[YOUR GOAL]:
Skip all pictures, then copy the lines from the start of the data through the line with "import plotly.graph_objects as go", keeping both ends.

━━━ DATA SECTION ━━━

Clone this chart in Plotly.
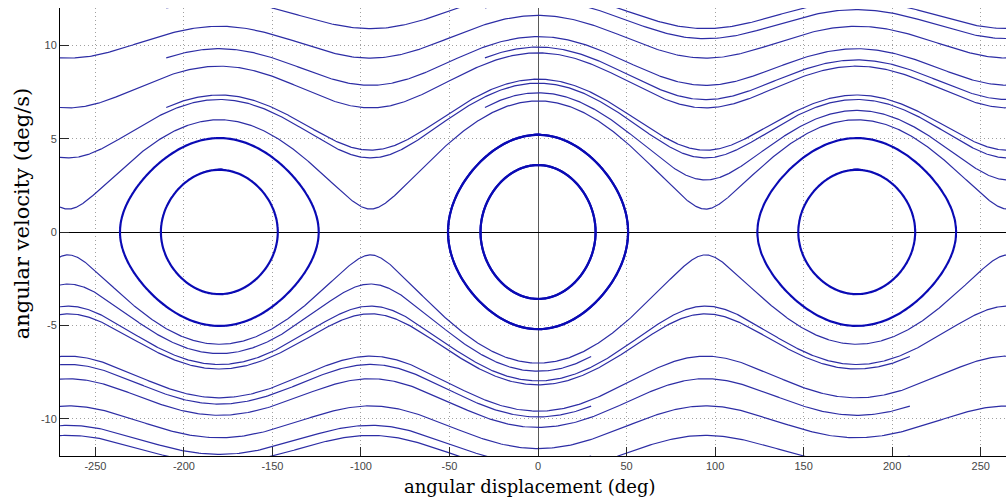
import numpy as np
import plotly.graph_objects as go

# Initial conditions of each simulated run:
# displacement (deg) and angular velocity (deg/s) at t = 0
start_displacement = [-270, -270, -270, -270,
                      -210, -210, -210, -210, -210,
                      -30, -30, -30, -30, -30,
                      270, 270, 270, 270,
                      210, 210, 210, 210, 210,
                      30, 30, 30, 30, 30]
start_velocity = [1.33, 4.0, 6.67, 9.33,
                  1.33, 4.0, 6.67, 9.33, 12.0,
                  1.33, 4.0, 6.67, 9.33, 12.0,
                  -1.33, -4.0, -6.67, -9.33,
                  -1.33, -4.0, -6.67, -9.33, -12.0,
                  -1.33, -4.0, -6.67, -9.33, -12.0]

# Restoring-torque coefficients of the model, in (deg/s)^2
k_double = 41.0   # sin(2*theta) term
k_single = 6.6    # sin(theta) term

x_ticks = [-250, -200, -150, -100, -50, 0, 50, 100, 150, 200, 250]
y_ticks = [-10, -5, 0, 5, 10]

X_RANGE = [-270, 264.3]
Y_RANGE = [-12, 12]


def acceleration(theta_deg):
    r = np.radians(theta_deg)
    return -(np.pi / 360.0) * (k_double * np.sin(2 * r) + k_single * np.sin(r))


def potential(theta_deg):
    r = np.radians(theta_deg)
    return k_double * np.sin(r) ** 2 + k_single * (1 - np.cos(r))


# integrate all runs together with RK4
dt = 0.05
n_steps = 8000
th = np.array(start_displacement, dtype=float)
v = np.array(start_velocity, dtype=float)
TH = np.empty((n_steps + 1, th.size))
VV = np.empty((n_steps + 1, th.size))
TH[0], VV[0] = th, v
for i in range(n_steps):
    k1t, k1v = v, acceleration(th)
    k2t, k2v = v + 0.5 * dt * k1v, acceleration(th + 0.5 * dt * k1t)
    k3t, k3v = v + 0.5 * dt * k2v, acceleration(th + 0.5 * dt * k2t)
    k4t, k4v = v + dt * k3v, acceleration(th + dt * k3t)
    th = th + dt / 6.0 * (k1t + 2 * k2t + 2 * k3t + k4t)
    v = v + dt / 6.0 * (k1v + 2 * k2v + 2 * k3v + k4v)
    TH[i + 1], VV[i + 1] = th, v

saddle_energy = potential(np.linspace(0, 180, 3601)).max()

fig = go.Figure()
for j in range(th.size):
    t_run, v_run = TH[:, j], VV[:, j]
    out = np.nonzero(np.abs(t_run) > 276)[0]
    if out.size:
        stop = out[0] + 1
        t_run, v_run = t_run[:stop], v_run[:stop]
    t_run, v_run = t_run[::2], v_run[::2]
    energy = start_velocity[j] ** 2 + potential(start_displacement[j])
    closed = energy < saddle_energy
    fig.add_trace(go.Scatter(
        x=t_run, y=v_run, mode="lines",
        line=dict(color="rgb(10,10,180)" if closed else "rgb(45,45,165)",
                  width=2.0 if closed else 1.2),
        hoverinfo="skip", showlegend=False,
    ))

grid = dict(showgrid=True, gridcolor="rgb(160,160,160)", gridwidth=1,
            griddash="1px,3px")
tickfont = dict(family="Liberation Sans, Arial, sans-serif", size=11,
                color="rgb(70,70,70)")

fig.update_xaxes(range=X_RANGE, tickvals=x_ticks,
                 ticktext=[str(t) for t in x_ticks],
                 ticks="inside", ticklen=9, tickcolor="rgb(40,40,40)",
                 showline=True, linecolor="black", linewidth=1,
                 zeroline=True, zerolinecolor="rgb(90,90,90)", zerolinewidth=1,
                 tickfont=tickfont, **grid)
fig.update_yaxes(range=Y_RANGE, tickvals=y_ticks,
                 ticktext=[str(t) for t in y_ticks],
                 ticks="inside", ticklen=9, tickcolor="rgb(40,40,40)",
                 showline=True, linecolor="black", linewidth=1,
                 zeroline=True, zerolinecolor="black", zerolinewidth=1,
                 tickfont=tickfont, **grid)

x_title_font = dict(family="DejaVu Serif, serif", size=18, color="black")
y_title_font = dict(family="DejaVu Serif, serif", size=21, color="black")
fig.update_layout(
    width=1006, height=502, autosize=False,
    margin=dict(l=60, r=0, t=8, b=46),
    paper_bgcolor="white", plot_bgcolor="white",
    annotations=[
        dict(text="angular displacement (deg)", xref="paper", yref="paper",
             x=0.497, y=-0.069, xanchor="center", yanchor="middle",
             showarrow=False, font=x_title_font),
        dict(text="angular velocity (deg/s)", xref="paper", yref="paper",
             x=-0.040, y=0.542, xanchor="center", yanchor="middle",
             textangle=-90, showarrow=False, font=y_title_font),
    ],
)

fig.write_html("out.html")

━━━

[WRITTEN RESPONSE]:
Clone this chart in Plotly.
import numpy as np
import plotly.graph_objects as go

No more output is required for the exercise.